TRAC-Reports
Is Your Income Higher Now Than 10 Years Ago? It Depends On Where You Live
(15 Apr 2020) Where you reside has had a major impact on the relative change in prosperity families experience as reflected in the income reported on federal 1040 income tax returns. Using the latest figures reported by the Internal Revenue Service, and comparing these to returns filed a decade earlier, some counties saw a doubling of average adjusted gross incomes while taxpayers in other counties experienced declines.

For the U.S. as a whole, the average adjusted gross income (AGI) reported on a return grew by $16,735, from $55,361 for returns filed during 2008 to $72,096 for those filed in 2018. This translates into a growth rate, not adjusting for inflation, of 30.2 percent.

Individual counties, however, often experienced quite different changes during this same period. The range in dollar change in a county's respective AGI was as high as $123,096 all the way down to a decline in AGI of -$71,059. In fact, 69 out of the 3,146 counties in the nation experienced a decline in reported AGI.

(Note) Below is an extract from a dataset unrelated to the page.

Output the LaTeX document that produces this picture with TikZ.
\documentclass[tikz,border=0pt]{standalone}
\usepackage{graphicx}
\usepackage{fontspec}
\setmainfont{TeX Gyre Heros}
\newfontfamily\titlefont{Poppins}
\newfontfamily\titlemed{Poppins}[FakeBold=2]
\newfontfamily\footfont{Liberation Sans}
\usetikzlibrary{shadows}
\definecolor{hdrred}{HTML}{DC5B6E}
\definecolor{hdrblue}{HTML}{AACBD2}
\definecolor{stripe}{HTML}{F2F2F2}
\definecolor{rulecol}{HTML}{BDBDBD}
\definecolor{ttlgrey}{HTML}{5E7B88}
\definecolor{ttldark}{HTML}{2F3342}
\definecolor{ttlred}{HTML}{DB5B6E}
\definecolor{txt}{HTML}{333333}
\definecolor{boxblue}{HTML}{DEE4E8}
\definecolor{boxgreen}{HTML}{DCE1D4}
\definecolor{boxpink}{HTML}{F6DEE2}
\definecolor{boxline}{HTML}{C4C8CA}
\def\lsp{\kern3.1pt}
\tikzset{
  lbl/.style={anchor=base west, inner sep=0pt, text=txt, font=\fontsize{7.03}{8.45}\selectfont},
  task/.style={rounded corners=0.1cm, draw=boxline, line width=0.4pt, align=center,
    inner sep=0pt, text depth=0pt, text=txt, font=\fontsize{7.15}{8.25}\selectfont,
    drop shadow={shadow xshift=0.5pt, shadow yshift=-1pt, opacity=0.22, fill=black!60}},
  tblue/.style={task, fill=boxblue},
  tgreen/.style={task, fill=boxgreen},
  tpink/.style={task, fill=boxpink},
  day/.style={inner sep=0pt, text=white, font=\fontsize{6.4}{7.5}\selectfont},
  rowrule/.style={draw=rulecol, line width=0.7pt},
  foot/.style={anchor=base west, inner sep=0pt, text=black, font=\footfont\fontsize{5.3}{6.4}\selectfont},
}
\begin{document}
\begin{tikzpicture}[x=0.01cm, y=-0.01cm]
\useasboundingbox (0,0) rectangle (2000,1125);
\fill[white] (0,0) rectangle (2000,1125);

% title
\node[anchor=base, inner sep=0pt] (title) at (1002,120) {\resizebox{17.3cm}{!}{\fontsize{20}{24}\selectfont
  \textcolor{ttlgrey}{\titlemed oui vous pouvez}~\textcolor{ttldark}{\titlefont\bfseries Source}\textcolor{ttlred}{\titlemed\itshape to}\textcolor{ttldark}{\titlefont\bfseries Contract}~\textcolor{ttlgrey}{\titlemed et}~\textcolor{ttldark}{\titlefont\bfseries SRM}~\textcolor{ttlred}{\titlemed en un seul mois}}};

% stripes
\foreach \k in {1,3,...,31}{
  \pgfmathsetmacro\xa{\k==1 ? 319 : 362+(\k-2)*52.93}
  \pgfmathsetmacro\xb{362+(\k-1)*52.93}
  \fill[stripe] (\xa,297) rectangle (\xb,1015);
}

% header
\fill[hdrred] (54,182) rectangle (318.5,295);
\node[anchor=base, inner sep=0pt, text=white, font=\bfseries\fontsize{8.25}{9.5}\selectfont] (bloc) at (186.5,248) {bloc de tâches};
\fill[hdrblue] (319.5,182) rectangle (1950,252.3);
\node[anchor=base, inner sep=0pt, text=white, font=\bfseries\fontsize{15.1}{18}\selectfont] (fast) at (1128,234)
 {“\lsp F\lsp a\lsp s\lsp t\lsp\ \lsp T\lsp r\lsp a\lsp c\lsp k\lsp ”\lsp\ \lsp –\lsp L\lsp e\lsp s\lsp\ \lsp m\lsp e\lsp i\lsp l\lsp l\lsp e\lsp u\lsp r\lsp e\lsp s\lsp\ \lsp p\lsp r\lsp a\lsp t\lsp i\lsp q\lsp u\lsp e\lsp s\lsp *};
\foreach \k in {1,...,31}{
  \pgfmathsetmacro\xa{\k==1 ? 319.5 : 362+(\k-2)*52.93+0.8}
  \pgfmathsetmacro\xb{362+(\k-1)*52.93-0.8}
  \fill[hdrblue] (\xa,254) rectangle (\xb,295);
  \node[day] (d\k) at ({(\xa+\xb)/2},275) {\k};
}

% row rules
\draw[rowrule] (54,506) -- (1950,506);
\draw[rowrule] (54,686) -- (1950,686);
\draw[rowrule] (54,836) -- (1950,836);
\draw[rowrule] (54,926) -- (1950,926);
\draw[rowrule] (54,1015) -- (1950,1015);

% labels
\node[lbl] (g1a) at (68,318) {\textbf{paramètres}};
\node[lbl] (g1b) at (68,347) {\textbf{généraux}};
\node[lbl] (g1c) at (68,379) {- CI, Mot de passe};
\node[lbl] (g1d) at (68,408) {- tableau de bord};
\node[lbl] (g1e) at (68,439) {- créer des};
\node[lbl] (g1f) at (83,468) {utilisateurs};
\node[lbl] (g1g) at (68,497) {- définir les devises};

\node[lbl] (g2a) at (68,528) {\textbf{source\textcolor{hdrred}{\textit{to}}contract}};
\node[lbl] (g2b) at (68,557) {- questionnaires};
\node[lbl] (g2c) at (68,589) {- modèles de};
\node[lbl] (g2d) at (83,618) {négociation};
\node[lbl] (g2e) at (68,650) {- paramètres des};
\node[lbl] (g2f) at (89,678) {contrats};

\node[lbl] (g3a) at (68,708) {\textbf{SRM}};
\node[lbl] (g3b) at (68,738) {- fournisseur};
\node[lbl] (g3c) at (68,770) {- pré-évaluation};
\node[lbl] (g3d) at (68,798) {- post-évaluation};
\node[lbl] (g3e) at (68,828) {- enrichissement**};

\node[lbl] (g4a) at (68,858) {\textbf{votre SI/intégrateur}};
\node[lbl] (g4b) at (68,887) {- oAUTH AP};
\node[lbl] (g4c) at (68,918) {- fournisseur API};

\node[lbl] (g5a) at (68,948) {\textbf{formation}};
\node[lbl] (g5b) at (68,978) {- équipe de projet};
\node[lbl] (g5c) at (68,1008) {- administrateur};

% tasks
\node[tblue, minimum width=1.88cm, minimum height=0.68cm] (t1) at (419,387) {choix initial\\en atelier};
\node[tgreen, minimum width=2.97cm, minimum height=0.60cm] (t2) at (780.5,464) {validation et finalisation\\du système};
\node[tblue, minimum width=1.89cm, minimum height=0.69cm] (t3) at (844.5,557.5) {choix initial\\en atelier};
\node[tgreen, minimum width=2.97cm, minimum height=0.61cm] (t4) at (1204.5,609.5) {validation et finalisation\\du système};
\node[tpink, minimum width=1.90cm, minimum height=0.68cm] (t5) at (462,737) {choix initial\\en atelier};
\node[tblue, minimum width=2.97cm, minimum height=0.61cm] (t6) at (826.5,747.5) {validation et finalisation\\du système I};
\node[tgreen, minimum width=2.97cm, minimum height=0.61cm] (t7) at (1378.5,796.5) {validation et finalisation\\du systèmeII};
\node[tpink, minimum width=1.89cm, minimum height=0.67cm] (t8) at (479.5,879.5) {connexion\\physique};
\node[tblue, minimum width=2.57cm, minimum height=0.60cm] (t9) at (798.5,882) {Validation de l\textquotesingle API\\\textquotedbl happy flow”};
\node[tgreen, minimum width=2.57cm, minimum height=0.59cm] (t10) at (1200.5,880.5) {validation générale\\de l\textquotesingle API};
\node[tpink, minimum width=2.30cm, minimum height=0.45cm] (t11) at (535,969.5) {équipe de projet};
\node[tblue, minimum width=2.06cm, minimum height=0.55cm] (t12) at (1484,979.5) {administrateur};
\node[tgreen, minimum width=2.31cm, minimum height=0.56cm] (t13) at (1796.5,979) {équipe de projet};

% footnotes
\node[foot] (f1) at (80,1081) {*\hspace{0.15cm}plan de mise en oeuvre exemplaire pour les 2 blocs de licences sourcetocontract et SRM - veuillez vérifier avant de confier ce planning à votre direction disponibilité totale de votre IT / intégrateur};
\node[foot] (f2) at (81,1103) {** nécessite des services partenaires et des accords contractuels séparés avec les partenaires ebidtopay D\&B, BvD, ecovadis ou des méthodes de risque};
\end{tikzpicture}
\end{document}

Surprisingly, the geographic region of Appalachia, which extends from Southeast Ohio and West Virginia south into Kentucky and Tennessee, saw larger percentage gains in AGI, as did parts of Mississippi-two areas of the country with historically high levels of poverty. The Great Plains states of Oklahoma, Kansas, Nebraska, and eastern Colorado, as well as most of Wyoming, however, saw stagnation or considerable decline.

The county with the largest increase in percentage terms was Dixie County, Florida on the Gulf Coast in the northern part of the state where average reported AGI increased from $26,439 on returns filed in 2008 to $103,222 for those filed in 2018 - up 290 percent. This increase in prosperity was not shared by those dependent upon wages and salaries, however, but was restricted to those with large business and investment income.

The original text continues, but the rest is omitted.